▸ Problem requirements: Set down the material below word for word, excluding the pictures.

◇ ◇ ◇

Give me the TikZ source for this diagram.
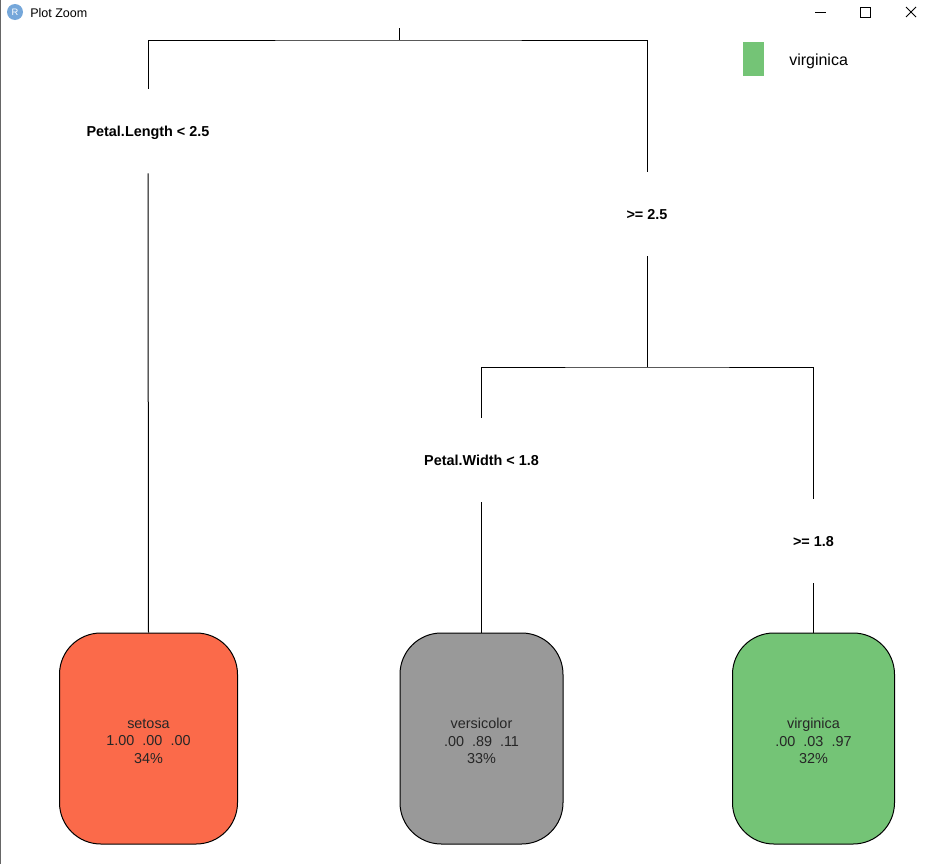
\documentclass[tikz,border=0pt]{standalone}
\usepackage{fontspec}
\setmainfont{Liberation Sans}
\definecolor{rblue}{RGB}{117,167,218}
\definecolor{setosafill}{RGB}{251,106,74}
\definecolor{versifill}{RGB}{153,153,153}
\definecolor{virgifill}{RGB}{116,196,118}
\begin{document}
\begin{tikzpicture}[x=0.75pt,y=-0.75pt,
  edge/.style={line width=0.75pt},
  split/.style={font=\bfseries\fontsize{10.8}{13}\selectfont, minimum height=63pt,
    inner sep=0pt, text depth=0pt},
  leaf/.style={draw=black, line width=0.75pt, rounded corners=31pt,
    minimum height=158.25pt, inner sep=0pt},
  leaftext/.style={align=center, inner sep=0pt, yshift=-2pt,
    font=\fontsize{10.8}{13}\selectfont, text=black!85},
  winctl/.style={line width=0.75pt, black}]
% canvas
\fill[white] (0,0) rectangle (933,864);
\useasboundingbox (0,0) rectangle (933,864);
\draw[black!60, line width=0.75pt] (0.5,0) -- (0.5,864);

% window title bar
\fill[rblue] (15,12) circle (8);
\node[text=white, font=\fontsize{7}{8}\selectfont, inner sep=0pt] (rlogo) at (15,12) {R};
\node[anchor=west, inner sep=0pt, font=\fontsize{9.4}{11}\selectfont] (title) at (30,13) {Plot Zoom};
\draw[winctl] (815,12) -- (826,12);
\draw[winctl] (860.5,7.5) rectangle (870.5,17.5);
\draw[winctl] (906,7) -- (916,17) (906,17) -- (916,7);

% legend
\fill[virgifill] (743,42) rectangle (764,76);
\node[font=\fontsize{12}{14}\selectfont, anchor=west, inner sep=0pt] (legtext) at (789,61.5) {virginica};

% split labels
\node[split] (l1) at (148,131) {Petal.Length < 2.5};
\node[split] (r1) at (647,214) {>= 2.5};
\node[split] (l2) at (481.5,460) {Petal.Width < 1.8};
\node[split] (r2) at (813.5,541) {>= 1.8};

% leaves
\node[leaf, fill=setosafill, minimum width=133.5pt,
  label={[leaftext]center:setosa\\1.00\ \ .00\ \ .00\\34\%}] (setosa) at (148.5,738.5) {};
\node[leaf, fill=versifill, minimum width=122.25pt,
  label={[leaftext]center:versicolor\\.00\ \ .89\ \ .11\\33\%}] (versicolor) at (481.5,738.5) {};
\node[leaf, fill=virgifill, minimum width=121.5pt,
  label={[leaftext]center:virginica\\.00\ \ .03\ \ .97\\32\%}] (virginica) at (813.5,738.5) {};

% junctions
\coordinate (root) at (399,28);
\coordinate (j1) at (399,40);
\coordinate (j2) at (647,367);

% connectors
\draw[edge] (root) -- (j1);
\draw[edge] (l1.north) |- (j1) -| (r1.north);
\draw[edge] (l1.south) -- (setosa.north);
\draw[edge] (r1.south) -- (j2);
\draw[edge] (l2.north) |- (j2) -| (r2.north);
\draw[edge] (l2.south) -- (versicolor.north);
\draw[edge] (r2.south) -- (virginica.north);
\end{tikzpicture}
\end{document}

◇ ◇ ◇

▸ Exercise output:
Give me the TikZ source for this diagram.
\documentclass[tikz,border=0pt]{standalone}
\usepackage{fontspec}
\setmainfont{Liberation Sans}
\definecolor{rblue}{RGB}{117,167,218}
\definecolor{setosafill}{RGB}{251,106,74}
\definecolor{versifill}{RGB}{153,153,153}
\definecolor{virgifill}{RGB}{116,196,118}
\begin{document}
\begin{tikzpicture}[x=0.75pt,y=-0.75pt,
  edge/.style={line width=0.75pt},
  split/.style={font=\bfseries\fontsize{10.8}{13}\selectfont, minimum height=63pt,
    inner sep=0pt, text depth=0pt},
  leaf/.style={draw=black, line width=0.75pt, rounded corners=31pt,
    minimum height=158.25pt, inner sep=0pt},
  leaftext/.style={align=center, inner sep=0pt, yshift=-2pt,
    font=\fontsize{10.8}{13}\selectfont, text=black!85},
  winctl/.style={line width=0.75pt, black}]
% canvas
\fill[white] (0,0) rectangle (933,864);
\useasboundingbox (0,0) rectangle (933,864);
\draw[black!60, line width=0.75pt] (0.5,0) -- (0.5,864);

% window title bar
\fill[rblue] (15,12) circle (8);
\node[text=white, font=\fontsize{7}{8}\selectfont, inner sep=0pt] (rlogo) at (15,12) {R};
\node[anchor=west, inner sep=0pt, font=\fontsize{9.4}{11}\selectfont] (title) at (30,13) {Plot Zoom};
\draw[winctl] (815,12) -- (826,12);
\draw[winctl] (860.5,7.5) rectangle (870.5,17.5);
\draw[winctl] (906,7) -- (916,17) (906,17) -- (916,7);

% legend
\fill[virgifill] (743,42) rectangle (764,76);
\node[font=\fontsize{12}{14}\selectfont, anchor=west, inner sep=0pt] (legtext) at (789,61.5) {virginica};

% split labels
\node[split] (l1) at (148,131) {Petal.Length < 2.5};
\node[split] (r1) at (647,214) {>= 2.5};
\node[split] (l2) at (481.5,460) {Petal.Width < 1.8};
\node[split] (r2) at (813.5,541) {>= 1.8};

% leaves
\node[leaf, fill=setosafill, minimum width=133.5pt,
  label={[leaftext]center:setosa\\1.00\ \ .00\ \ .00\\34\%}] (setosa) at (148.5,738.5) {};
\node[leaf, fill=versifill, minimum width=122.25pt,
  label={[leaftext]center:versicolor\\.00\ \ .89\ \ .11\\33\%}] (versicolor) at (481.5,738.5) {};
\node[leaf, fill=virgifill, minimum width=121.5pt,
  label={[leaftext]center:virginica\\.00\ \ .03\ \ .97\\32\%}] (virginica) at (813.5,738.5) {};

% junctions
\coordinate (root) at (399,28);
\coordinate (j1) at (399,40);
\coordinate (j2) at (647,367);

% connectors
\draw[edge] (root) -- (j1);
\draw[edge] (l1.north) |- (j1) -| (r1.north);
\draw[edge] (l1.south) -- (setosa.north);
\draw[edge] (r1.south) -- (j2);
\draw[edge] (l2.north) |- (j2) -| (r2.north);
\draw[edge] (l2.south) -- (versicolor.north);
\draw[edge] (r2.south) -- (virginica.north);
\end{tikzpicture}
\end{document}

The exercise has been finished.